To me, a true cloud database would be one designed to take advantage of and enable elastic, distributed architecture. NuoDB is one of those, but it won’t be the only one. Many NoSQL databases could also make a claim, albeit not for SQL and ACID workloads.

That’s the thing worth thinking about. How much of the technology making a DBMS a Cloud databse is actually new, and how much is just old technologies put to new uses in mainstream DBMSs?

Updated Database Landscape Map

January 5th, 2013

Updated database landscape graphic:

I recently published an updated version but noted that there were a group of database vendors that had emerged in 2012 that didn’t easily fit into the segments we’d created.

It’s so much better… Good overview for anybody interested in understanding the DB world beyond just whatever one or two products or technologies they already know.

Oracle 12c Speculation

August 6th, 2012

Oracle RDBMS 12c speculation by Curt Monash: Thoughts on the next releases of Oracle and Exadata. Curious to see how much they’ll really be able to pull out to make a credible cloud offering… or if Oracle’s architecture and code base is just too much Enterprise and not enough Cloud.

GigaOm kicked off some good discussion in Why the days are numbered for Hadoop as we know it:

Hadoop is everywhere. For better or worse, it has become synonymous with big data. In just a few years it has gone from a fringe technology to the de facto standard. Want to be big bata or enterprise analytics or BI-compliant? You better play well with Hadoop.

It’s therefore far from controversial to say that Hadoop is firmly planted in the enterprise as the big data standard and will likely remain firmly entrenched for at least another decade. But, building on some previous discussion, I’m going to go out on a limb and ask, “Is the enterprise buying into a technology whose best day has already passed?”

Realtime is king. Low latency his queen. Or the other way around ;-) I don’t think anybody who would refuse getting their results faster, they’re just not complaining about Hadoop and MapReduce today because they don’t know better. Or rather, because better solutions aren’t available at the right price point yet.

Not sure how I suddenly stumbled upon this one from early 2011, but it’s interesting nevertheless. A database developer’s (Couchbase co-founder J Chris Anderson) take on the future internet:

Remember “web accelerators”? They’ll be back with a vengeance. So when you pull out your screen thingy, it’ll already have a copy of Hacker News and all the articles it links to and all the articles they link to, that it fetched in the background the night before. New updates will trickle in in real time.

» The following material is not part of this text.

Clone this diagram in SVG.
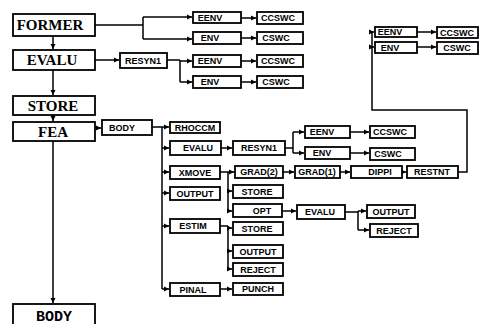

It’ll be interesting, because the further you get from your habitual browsing patterns, the slower the net will get. As you start using a new site more frequently, your browser will up its fetch priority, so that it will already be on your device too, with updates streamed in in real time.

The upshot is that everyone’s phones will have a copy of the slice of the internet they care about on it. The good news is that the interoperability required to make this happen will make web-app vendor lock-in a thing of the past. Eg: once you have all of your flickr photos on all your devices, and they are synchronized around in a standard way, if flickr were to shut down, you could just sync them to photobucket instead. (Or directly to your friends, if you prefer.)

via J Chris Anderson’s answer to Future of Internet: What will the Internet look like in 2020? – Quora.

Realtime incremental updates to data stores is coming big time, whether that’s caches as above, or analytic data stores as in Monash’s ELT example that I wrote about the other day.

According to Monash:

every sufficiently large enterprise needs to be cognizant of at least 7 kinds of database challenge.

via Database diversity revisited. I can relate to that for the Financial Industry (not having had much exposure to other industries).

I wonder if maybe there should be an 8. challenge, to provide a cost effective (relational) database service for the 60-80% (OLTP) databases that don’t have any special requirements, and where the traditional RDBMSs require way too much DBA overhead, and your typical Oracle or SQL Server license costs way too much. I’m hoping that the likes of NuoDB and Xeround (AFAIK we still can’t get them for our internal cloud, but there’s still hope), but also SQL Azure or database.com (external cloud) can fill that gap eventually.

NuoDB Closes $10 Million Series B With Gary Morgenthaler. These guys have long been on my “Cloud Database” watchlist, now’s the time for them to reach out and grow. GigaOm has some background about how they’re rooted with Database industry veterans (turned venture capitalists…).